Ocenił też, że ucieczka od debaty z nim jest lekceważeniem nie tylko jego, ale wielu milionów Polaków, którzy do takiej debaty mają prawo.
"Jesteśmy świadkami łamania obyczaju i oczywistej zasady przyzwoitości. Można doceniać pewien fortel polityczny polegający na próbie zmarginalizowania PO, zakłamania rzeczywistości, ale nie wytwarzajmy - to apel także do niezależnych mediów - atmosfery akceptacji dla tego oczywistego oszustwa i tchórzostwa" - mówił szef PO.
"To ludzie będą musieli rzetelnie ocenić kto w tej kampanii przekonuje do swoich racji, a kto używa władzy, żeby tę kampanię wygrać. Jestem przekonany, że finał będzie pozytywny" - dodał.

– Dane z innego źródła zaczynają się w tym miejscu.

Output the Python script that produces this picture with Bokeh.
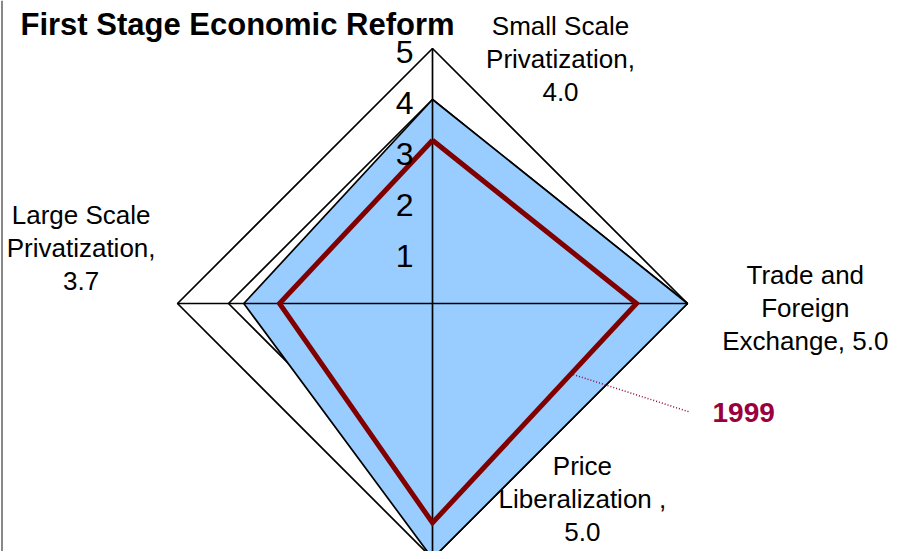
import math
from bokeh.plotting import figure
from bokeh.models import Range1d, Span
from bokeh.core.properties import value
from bokeh.embed import file_html
from bokeh.resources import INLINE

# ---------------- data ----------------
categories = ["Small Scale\nPrivatization", "Trade and\nForeign\nExchange",
              "Price\nLiberalization ", "Large Scale\nPrivatization"]
label_sep = [",\n", ", ", ",\n", ",\n"]
current_scores = [4.0, 5.0, 5.0, 3.7]      # blue filled series (labelled)
other_scores = [4.0, 5.0, 4.0, 4.0]        # black outline series
scores_1999 = [3.2, 4.0, 4.3, 3.0]         # dark red series
tick_values = [1, 2, 3, 4, 5]
tick_labels = ["1", "2", "3", "4", "5"]
max_value = 5
series_name = "1999"
title_text = "First Stage Economic Reform"

# ---------------- layout ----------------
W, H = 891, 551
CX, CY = 432, 303          # centre of radar in canvas pixels
PX = 51.0                  # pixels per unit
angles = [90, 0, -90, 180]
label_pos = [(2.51, 4.80), (7.31, -0.08), (2.94, -3.83), (-6.89, 1.08)]

FONT = value("Liberation Sans")

p = figure(width=W, height=H, output_backend="svg", toolbar_location=None,
           x_range=Range1d(-CX / PX, (W - CX) / PX),
           y_range=Range1d(-(H - CY) / PX, CY / PX),
           min_border=0)
p.axis.visible = False
p.grid.visible = False
p.outline_line_color = None
p.background_fill_color = "white"

# left frame edge
p.add_layout(Span(location=(1.5 - CX) / PX, dimension="height",
                  line_color="#888888", line_width=2))


def polygon(vals):
    xs = [v * math.cos(math.radians(a)) for v, a in zip(vals, angles)]
    ys = [v * math.sin(math.radians(a)) for v, a in zip(vals, angles)]
    return xs + xs[:1], ys + ys[:1]


# outer grid ring
gx, gy = polygon([max_value] * 4)
p.line(gx, gy, line_color="black", line_width=1.7)

# other series (black outline)
ox, oy = polygon(other_scores)
p.line(ox, oy, line_color="black", line_width=1.7)

# blue filled series
bx, by = polygon(current_scores)
p.patch(bx, by, fill_color="#99CCFF", line_color="black", line_width=1.7)

# spokes
for a in angles:
    p.line([0, max_value * math.cos(math.radians(a))],
           [0, max_value * math.sin(math.radians(a))],
           line_color="black", line_width=1.7)

# 1999 series
rx, ry = polygon(scores_1999)
p.line(rx, ry, line_color="#800000", line_width=5, line_join="miter")

# tick labels along vertical axis
p.text(x=[-0.37] * len(tick_values), y=[v - 0.06 for v in tick_values],
       text=tick_labels, text_font=FONT, text_font_size="32px",
       text_align="right", text_baseline="middle", text_color="black")

# category labels
texts = [c + s + f"{v:.1f}" for c, s, v in zip(categories, label_sep, current_scores)]
p.text(x=[lp[0] for lp in label_pos], y=[lp[1] for lp in label_pos], text=texts,
       text_font=FONT, text_font_size="26px", text_align="center",
       text_baseline="middle", text_line_height=1.10, text_color="black")

# 1999 leader + label
t = 0.31
sx = rx[1] + (rx[2] - rx[1]) * t
sy = ry[1] + (ry[2] - ry[1]) * t - 0.06
p.line([sx, 5.02], [sy, -2.12], line_color="#99003D", line_width=1.5,
       line_dash="1 2")
p.text(x=[5.49], y=[-2.14], text=[series_name], text_font=FONT,
       text_font_size="28px", text_font_style="bold", text_color="#99003D",
       text_align="left", text_baseline="middle")

# title
p.text(x=[(20 - CX) / PX], y=[(CY - 24) / PX], text=[title_text], text_font=FONT,
       text_font_size="31px", text_font_style="bold", text_color="black",
       text_align="left", text_baseline="alphabetic")

open("out.html", "w").write(file_html(p, INLINE))
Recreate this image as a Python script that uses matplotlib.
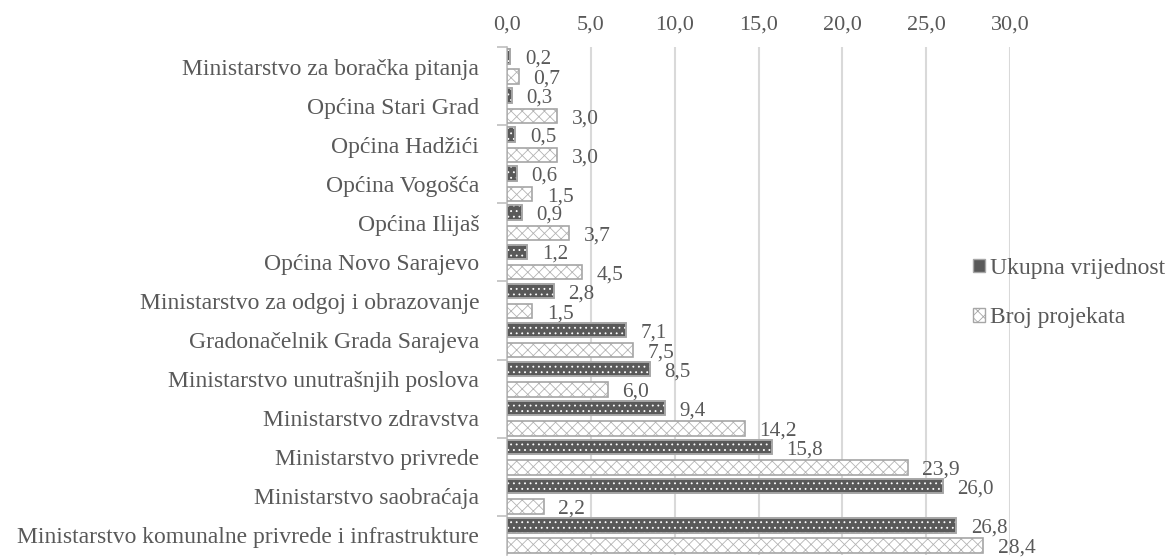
import matplotlib
matplotlib.use("Agg")
import matplotlib.pyplot as plt
from matplotlib.patches import Patch
import numpy as np

categories = [
    "Ministarstvo za boračka pitanja",
    "Općina Stari Grad",
    "Općina Hadžići",
    "Općina Vogošća",
    "Općina Ilijaš",
    "Općina Novo Sarajevo",
    "Ministarstvo za odgoj i obrazovanje",
    "Gradonačelnik Grada Sarajeva",
    "Ministarstvo unutrašnjih poslova",
    "Ministarstvo zdravstva",
    "Ministarstvo privrede",
    "Ministarstvo saobraćaja",
    "Ministarstvo komunalne privrede i infrastrukture",
]
ukupna = [0.2, 0.3, 0.5, 0.6, 0.9, 1.2, 2.8, 7.1, 8.5, 9.4, 15.8, 26.0, 26.8]
broj = [0.7, 3.0, 3.0, 1.5, 3.7, 4.5, 1.5, 7.5, 6.0, 14.2, 23.9, 2.2, 28.4]
series_names = ["Ukupna vrijednost", "Broj projekata"]
xticks = [0, 5, 10, 15, 20, 25, 30]

plt.rcParams['font.family'] = ['Liberation Serif', 'DejaVu Serif']
plt.rcParams['hatch.linewidth'] = 0.6
TXT = "#595959"
DARK = "#595959"
EDGE = "#a6a6a6"
GRID = "#d9d9d9"

fig = plt.figure(figsize=(11.72, 5.58), dpi=100)
ax = fig.add_axes([507/1172, 1 - 555/558, 503/1172, (555 - 47)/558])

y = np.arange(len(categories))
h = 0.37
off = 0.26

# dark bars: solid fill, white dots overlay
plt.rcParams['hatch.color'] = 'white'
ax.barh(y - off, ukupna, height=h, color=DARK, edgecolor=EDGE, linewidth=1.2, zorder=3)
ax.barh(y - off, ukupna, height=h, color='none', edgecolor='white', linewidth=0, hatch='...', zorder=4)
ax.barh(y - off, ukupna, height=h, color='none', edgecolor=EDGE, linewidth=1.2, zorder=5)
# hatched bars
ax.barh(y + off, broj, height=h, color='white', edgecolor="#b3b3b3", linewidth=0, hatch='xxx', zorder=3)
ax.barh(y + off, broj, height=h, color='none', edgecolor=EDGE, linewidth=1.2, zorder=5)

def fmt(v):
    return f"{v:.1f}".replace('.', ',')

for yi, v in zip(y, ukupna):
    ax.annotate(fmt(v), (v, yi - off), xytext=(10.5, -2), textcoords='offset points',
                va='center', ha='left', fontsize=15, color=TXT)
for yi, v in zip(y, broj):
    ax.annotate(fmt(v), (v, yi + off), xytext=(10.5, -2), textcoords='offset points',
                va='center', ha='left', fontsize=15.5, color=TXT)

ax.set_xlim(0, 30)
ax.set_ylim(len(categories) - 0.5, -0.5)
ax.set_xticks(xticks)
ax.set_xticklabels([fmt(t) for t in xticks], fontsize=16, color=TXT)
ax.xaxis.tick_top()
ax.tick_params(axis='x', length=0, pad=9)
ax.set_yticks(y)
ax.set_yticklabels(categories, fontsize=17, color=TXT)
ax.tick_params(axis='y', which='major', length=0, pad=20)
ax.set_yticks(np.arange(-0.5, len(categories) - 0.5, 2), minor=True)
ax.tick_params(axis='y', which='minor', length=7, width=1.2, color="#bfbfbf", direction='out')

ax.grid(axis='x', color=GRID, linewidth=1.5, zorder=0)
ax.set_axisbelow(True)
for s in ['top', 'right', 'bottom']:
    ax.spines[s].set_visible(False)
ax.spines['left'].set_color("#bfbfbf")
ax.spines['left'].set_linewidth(1.2)

handles = [
    Patch(facecolor=DARK, edgecolor=EDGE, linewidth=1.0, label=series_names[0]),
    Patch(facecolor='white', edgecolor=EDGE, hatch='xxx', linewidth=1.0, label=series_names[1]),
]
leg = fig.legend(handles=handles, loc='center left', bbox_to_anchor=(964/1172, 1 - 293/558),
                 frameon=False, fontsize=17, handlelength=0.5, handleheight=0.5,
                 handletextpad=0.2, labelspacing=1.2, borderaxespad=0)
for t in leg.get_texts():
    t.set_color(TXT)

fig.savefig("out.png", dpi=100)
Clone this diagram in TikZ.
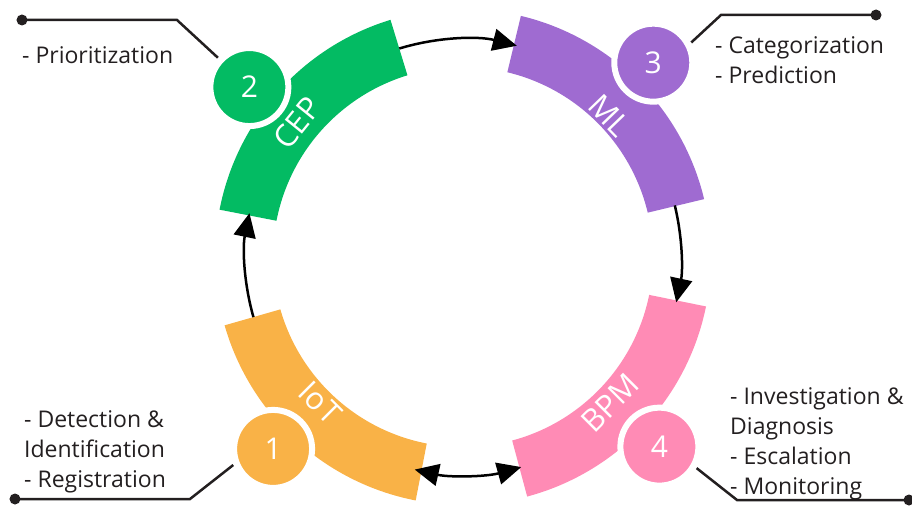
\documentclass[tikz,border=0pt]{standalone}
\usepackage{fontspec}
\setmainfont{Open Sans}
\usepackage{xcolor}
\usepackage{tikz}
\usetikzlibrary{arrows.meta,positioning,calc}
\definecolor{cepgreen}{RGB}{3,187,99}
\definecolor{mlpurple}{RGB}{159,107,209}
\definecolor{bpmpink}{RGB}{255,139,181}
\definecolor{iotorange}{RGB}{249,178,71}
\definecolor{ink}{RGB}{35,31,32}
\tikzset{
  numcircle/.style={circle, draw=white, line width=6pt, minimum size=78pt, inner sep=0pt, outer sep=4pt, text=white, font=\fontsize{30}{30}\selectfont},
  bandlabel/.style={text=white, inner sep=0pt, font=\fontsize{31}{31}\selectfont},
  dot/.style={circle, fill=ink, minimum size=11pt, inner sep=0pt},
  callout/.style={draw=ink, line width=2.5pt},
  note/.style={anchor=west, align=left, inner sep=0pt, text=ink, font=\fontsize{23}{30}\selectfont},
  arrow/.style={-{Triangle[length=24pt,width=22pt]}, line width=2.5pt},
  biarrow/.style={{Triangle[length=24pt,width=22pt]}-{Triangle[length=24pt,width=22pt]}, line width=2.5pt},
}

\begin{document}
\begin{tikzpicture}[x=1pt,y=1pt]
  \useasboundingbox (-463,-252) rectangle (449,257);

  % Stage bands - four pieces of a ring round the centre
  \foreach \a/\b/\col in {107/169/cepgreen, 13.5/76.5/mlpurple, -75/-11.5/bpmpink, 196/259/iotorange} {
    \fill[\col] (\a:248) arc[start angle=\a, end angle=\b, radius=248]
      -- (\b:190) arc[start angle=\b, end angle=\a, radius=190] -- cycle;
  }

  % Band ends for the cycle arrows
  \coordinate (cep-end) at (107:218);
  \coordinate (ml-end) at (13.7:218);
  \coordinate (bpm-end) at (-74.5:218);
  \coordinate (iot-end) at (196:218);

  % Cycle arrows - on the middle of the ring
  \draw[arrow] (cep-end) arc[start angle=107, end angle=75.7, radius=218];
  \draw[arrow] (ml-end) arc[start angle=13.7, end angle=-12, radius=218];
  \draw[biarrow] (bpm-end) arc[start angle=-74.5, end angle=-102.8, radius=218];
  \draw[arrow] (iot-end) arc[start angle=196, end angle=168.4, radius=218];

  % Band labels
  \node[bandlabel, rotate=51] (cep) at (141:213) {CEP};
  \node[bandlabel, rotate=-46] (ml) at (44:204) {ML};
  \node[bandlabel, rotate=45] (bpm) at (-44.8:207) {BPM};
  \node[bandlabel, rotate=-45] (iot) at (225.6:204) {IoT};

  % Step numbers - cut into the outer edge
  \node[numcircle, fill=iotorange] (n1) at (225.3:270) {1};
  \node[numcircle, fill=cepgreen] (n2) at (141.5:273) {2};
  \node[numcircle, fill=mlpurple] (n3) at (45.6:272) {3};
  \node[numcircle, fill=bpmpink] (n4) at (-44:273) {4};

  % Callouts - dot, flat run, slant to the number
  \node[dot] (d1) at (-448,-242) {};
  \node[dot] (d2) at (-441,237) {};
  \node[dot] (d3) at (413,242) {};
  \node[dot] (d4) at (446,-243) {};
  \coordinate (k1) at (-273,-242);
  \coordinate (k2) at (-286,237);
  \coordinate (k3) at (258,242);
  \coordinate (k4) at (274,-243);
  \draw[callout] (d1.center) -- (k1) -- (n1.202);
  \draw[callout] (d2.center) -- (k2) -- (n2.137);
  \draw[callout] (d3.center) -- (k3) -- (n3.28);
  \draw[callout] (d4.center) -- (k4) -- (n4.-30);

  % Notes
  \node[note] (t1) at (-439,-195) {- Detection \&\\Identification\\- Registration};
  \node[note] (t2) at (-441,202) {- Prioritization};
  \node[note] (t3) at (252,197) {- Categorization\\- Prediction};
  \node[note] (t4) at (267,-187) {- Investigation \&\\Diagnosis\\- Escalation\\- Monitoring};

\end{tikzpicture}
\end{document}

W najnowszym sondażu dla "Gazety Wyborczej" PiS ma 36 proc. poparcia, a PO - 31 proc. Tusk nazwał ten wynik "wahnięciem". "Zamieniliśmy się miejscami, wczorajszy sondaż dawał dokładnie taką przewagę Platformie, tych zmian w czasie kampanii będzie jeszcze sporo" - ocenił szef PO.
Tusk był też pytany o słynny już sms: "Idą wybory. Trzeba uratować ten kraj. Dlatego powstała akcja +schowaj babci dowód+. Podaj dalej. Ratuj Polskę!".
W środę premier Jarosław Kaczyński nawiązując do jednej z wersji tego sms-a, powiedział, że ci którzy "szerzą tego rodzaju bardzo niedobre i bardzo głupie żarty" podnoszą rękę na polski naród i drwią sobie z niego.
Tusk nie wykluczył, że "sam pan premier i jego partia wyprodukowali tego sms-a, żeby później go radykalnie skrytykować". "Nie akceptuję tego typu metod. Platforma Obywatelska nie ma z tym nic wspólnego" - zapewnił.
Szef PO dodał, że w przeszłości mówił o "moherowej koalicji", a nie o "moherowych beretach" i - zdaniem Tuska - były to słowa, które najlepiej zdefiniowały koalicję LPR, Samoobrony i PiS.
"Głęboko w to wierzę, że w Polsce: wnuki, dzieci, babcie i dziadkowie, każdy - ma swój rozum i zagłosuje zgodnie z własnym przekonaniem. Bardzo liczę na poparcie babć i sam odradzałbym chowanie dowodu babci. Wolałbym, aby babcia razem z wnukiem poszła i zagłosowała" - powiedział Tusk.